ADMIN_USER="adminUser"
ADMIN_PASS="adminPassword" # Store securely, e.g., in env vars or a secret manager

echo "$(date): Failover detected. Initiating orchestration." >> $LOG_FILE

# 1. Verify primary is down (basic ping check)
if ping -c 1 -W 2 $MONGO_PRIMARY_IP >> /dev/null; then
    echo "$(date): Primary $MONGO_PRIMARY_IP is still reachable. Aborting automated failover." >> $LOG_FILE
    exit 0 # Primary is back, no need to proceed
fi

echo "$(date): Primary $MONGO_PRIMARY_IP confirmed unreachable." >> $LOG_FILE

# 2. Attempt to promote a secondary (requires careful auth setup)
# This is a simplified example. In production, use a dedicated user with appropriate roles.
# You might need to connect to a secondary first.
echo "$(date): Attempting to promote secondary $MONGO_SECONDARY_IP." >> $LOG_FILE
mongo --host $MONGO_SECONDARY_IP:27017 --username $ADMIN_USER --password $ADMIN_PASS --authenticationDatabase admin --eval "rs.stepDown(300)" >> $LOG_FILE 2>&1
if [ $? -eq 0 ]; then
    echo "$(date): rs.stepDown() on secondary might have initiated a failover.

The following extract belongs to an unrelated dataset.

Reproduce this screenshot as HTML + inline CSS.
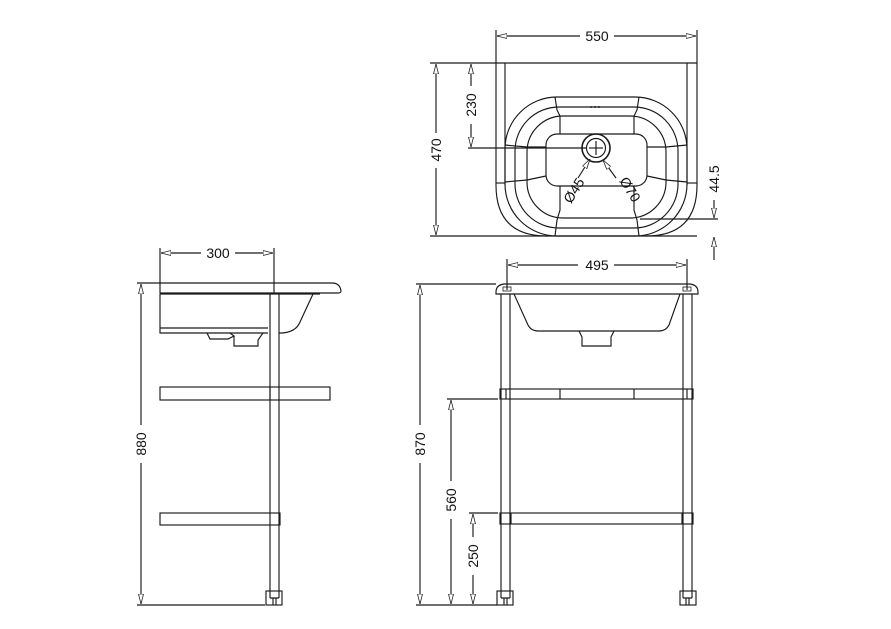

Waiting for new primary." >> $LOG_FILE
    # Wait for a new primary to be elected
    sleep 30
    # Verify new primary
    NEW_PRIMARY=$(mongo --host $MONGO_SECONDARY_IP:27017 --username $ADMIN_USER --password $ADMIN_PASS --authenticationDatabase admin --quiet --eval "rs.status().members.find(m => m.stateStr === 'PRIMARY').name")
    if [ -n "$NEW_PRIMARY" ]; then
        echo "$(date): New primary identified: $NEW_PRIMARY" >> $LOG_FILE
        # 3. Update DNS (example using DigitalOcean API - requires DO_API_TOKEN)
        # This part is highly dependent on your DNS setup and API credentials.
        # Example: Update A record for 'mongodb.yourdomain.com'
        # curl -X PUT "https://api.digitalocean.com/v2/domains/yourdomain.com/records/RECORD_ID" \
        #      -d "{\"type\":\"A\",\"name\":\"mongodb\",\"data\":\"$(echo $NEW_PRIMARY | cut -d: -f1)\"}" \
        #      -H "Authorization: Bearer $DO_API_TOKEN"
        # echo "$(date): DNS updated for new primary." >> $LOG_FILE
    else
        echo "$(date): Failed to identify a new primary after stepDown." >> $LOG_FILE
    fi
else
    echo "$(date): Failed to execute rs.stepDown() on secondary $MONGO_SECONDARY_IP. Manual intervention may be required." >> $LOG_FILE
fi

# 4. Send notifications (e.g., Slack, PagerDuty)
# curl -X POST -d 'payload={"text": "MongoDB failover initiated. New primary: '$NEW_PRIMARY'"}' YOUR_SLACK_WEBHOOK_URL

echo "$(date): Failover orchestration script finished." >> $LOG_FILE
exit 0

Systemd Service for Health Checker

To ensure the `heartbeat_checker.pl` script runs reliably and restarts on failure, configure it as a `systemd` service.

# /etc/systemd/system/mongodb-heartbeat.service
[Unit]
Description=MongoDB Heartbeat Checker
After=network.target

[Service]
User=your_app_user # Run as a non-root user
Group=your_app_group
WorkingDirectory=/path/to/your/scripts
ExecStart=/usr/bin/perl /path/to/your/scripts/heartbeat_checker.pl
Restart=on-failure
RestartSec=10
StandardOutput=append:/var/log/mongodb_heartbeat.log
StandardError=append:/var/log/mongodb_heartbeat.log

[Install]
WantedBy=multi-user.target

Enable and start the service:

sudo systemctl daemon-reload
sudo systemctl enable mongodb-heartbeat.service
sudo systemctl start mongodb-heartbeat.service
sudo systemctl status mongodb-heartbeat.service

Triggering the Failover Orchestrator

Modify the `mongodb-heartbeat.service` to also run the `failover_orchestrator.sh` script upon failure. This can be achieved by chaining them or using `ExecStopPost` if the orchestrator is designed to be run once per failure event.

# /etc/systemd/system/mongodb-heartbeat.service (modified)
[Unit]
Description=MongoDB Heartbeat Checker and Failover Orchestrator
After=network.target

[Service]
User=your_app_user
Group=your_app_group
WorkingDirectory=/path/to/your/scripts
ExecStart=/usr/bin/perl /path/to/your/scripts/heartbeat_checker.pl
# When heartbeat_checker.pl exits with non-zero status, run the orchestrator
ExecStopPost=/bin/bash /path/to/your/scripts/failover_orchestrator.sh
Restart=on-failure
RestartSec=10
StandardOutput=append:/var/log/mongodb_heartbeat.log
StandardError=append:/var/log/mongodb_heartbeat.log

[Install]
WantedBy=multi-user.target

This setup provides a layered approach to disaster recovery: MongoDB’s internal replica set ensures data availability and automatic failover within the cluster, while external monitoring and orchestration scripts provide proactive detection and automated recovery actions, including DNS updates, to minimize application downtime.